Dans ses classes de Yolo-Sud, le savoir se dansait, se chantait, se vivait.
Puis, un matin, plus rien.
Ce matin du 20 octobre, la nouvelle s’est abattue, tel une foudre : Bonette Élombe, l’artisane de cette innovation de la pédagogie, s’est éteinte !
Un souffle s’est arrêté — et dans le cœur de toute une ville, quelque chose s’est brisé, emportée par l’onde de choc de ce genre de nouvelles qui fait tout chambouler, surtout par son effet de surprise, son inopiné.
Tel un hideux orfèvre de l’implacable, la mort a frappé là où ça fait mal…
Une maîtresse pas comme les autres
Ceux qui l’ont connue savent que Bonette Élombe n’enseignait pas seulement les leçons : elle enseignait la vie.
Chaque matin, elle entrait dans sa classe comme dans un sanctuaire, le visage ouvert, le regard pétillant, le cœur débordant d’amour. Elle saluait chaque élève par son prénom, d’un mot doux, d’une tape câline dans le dos, ou d’une chanson improvisée qui faisait éclater les rires et fondre la timidité.
Parfois, c’est sur le pas de la porte qu’elle accueillait ses élèves, tel des potes, avec un échange de claque des mains.
Sur ces gestes simples, l’école reprenait vie. Les craies devenaient des baguettes de chef d’orchestre, les cahiers des instruments d’harmonie.
Sous sa voix douce, les chiffres prenaient un rythme, les mots devenaient poèmes. Bonette enseignait avec son âme.
Elle aimait répéter : « Un enfant heureux apprend plus vite. » Et, à voir le bonheur de ses élèves, nul ne pouvait la contredire.
Le choc et le silence
Quand la nouvelle a parcouru Kinshasa, le temps s’est arrêté. Les messages s’échangeaient en tremblant : « Ce n’est pas possible… pas Bonette. »

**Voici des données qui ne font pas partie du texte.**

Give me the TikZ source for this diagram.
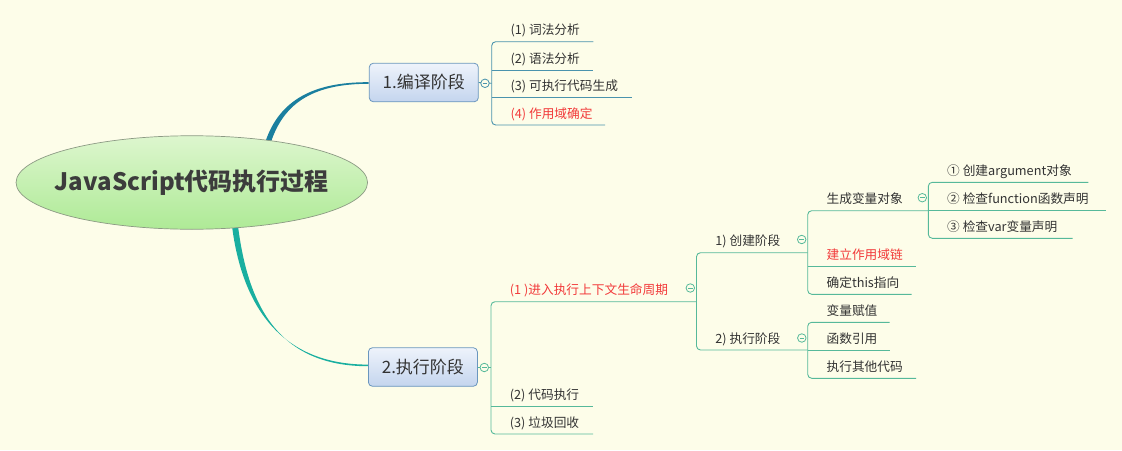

Dans certaines écoles, on a cessé les cours ; dans d’autres, on a prié, sans mot, les yeux rouges.
Les parents, bouleversés, disaient d’elle qu’elle était « une seconde mère ». Les collègues parlaient d’une femme « au service des enfants comme d’une vocation divine ».
Et les élèves, eux, demandent simplement : « Qui va nous chanter la leçon demain ? »
Dans cette phrase d’enfant, il y a toute la détresse d’un pays qui vient de perdre sa plus belle voix d’école.
Une vocation née de l’amour
Fille d’enseignante, Bonette Élombe portait l’éducation comme un héritage sacré. Elle croyait à la puissance des mots justes, à la bonté comme moteur du progrès, à la joie comme outil de transmission.
Dans un système souvent abîmé par le manque de moyens, elle avait trouvé sa propre méthode : enseigner avec le cœur.
Elle n’avait ni tribune, ni fortune, ni reconnaissance officielle. Mais elle possédait ce que nul diplôme ne peut offrir : la grâce d’aimer les enfants.
C’est ainsi qu’elle a fait de chaque salle de classe une oasis d’espérance, une respiration dans les jours difficiles.
Puis le vide laissé
Depuis ce matin du 20 octobre, les vidéos de ses cours circulent en boucle. On la voit rire, danser, encourager, applaudir.
Mais aujourd’hui, ces images ne font plus seulement sourire : elles font pleurer.
Dans les couloirs de son école, le silence est devenu lourd, tandis que la cour, qui était son arène de pédagogie de la joie, renvoie comme un écho de ses animations mêlées des fous rires des enfants.
L’écho d’un silence si tonitruant qu’on croit y percevoir même ses sautillements de danse au milieu des bambins tout en joie.
Chaque tableau, chaque chaise, chaque chanson porte encore son empreinte.
Une élève, les yeux mouillés, a murmuré : « Quand Madame Bonette riait, on oubliait qu’on était pauvres. ».
Dans cette phrase, tout est dit : elle n’avait pas seulement transmis des savoirs : elle avait rendu la dignité à l’enfance.
Son départ a créé un vide, mais aussi une onde d’amour et d’admiration. Des enseignants s’inspirent désormais de ses méthodes ; des écoles reprennent ses chants ; des élèves se souviennent de ses mots.
Le ministère de l’Éducation a salué « une enseignante passionnée et créative, un visage de la pédagogie bienveillante ».
Bonette Élombe n’a pas eu besoin de tribune pour marquer son temps. Elle a changé le monde à la hauteur de sa salle de classe; et cette empreinte, nul oubli ne la gommera.
Repose en paix, Bonette Élombe ! Tu as fait de la craie un pinceau d’espérance, du tableau noir un miroir d’amour, et de chaque sourire d’enfant une victoire silencieuse.
Ton nom restera dans la mémoire de ce pays comme une chanson qui ne finit jamais.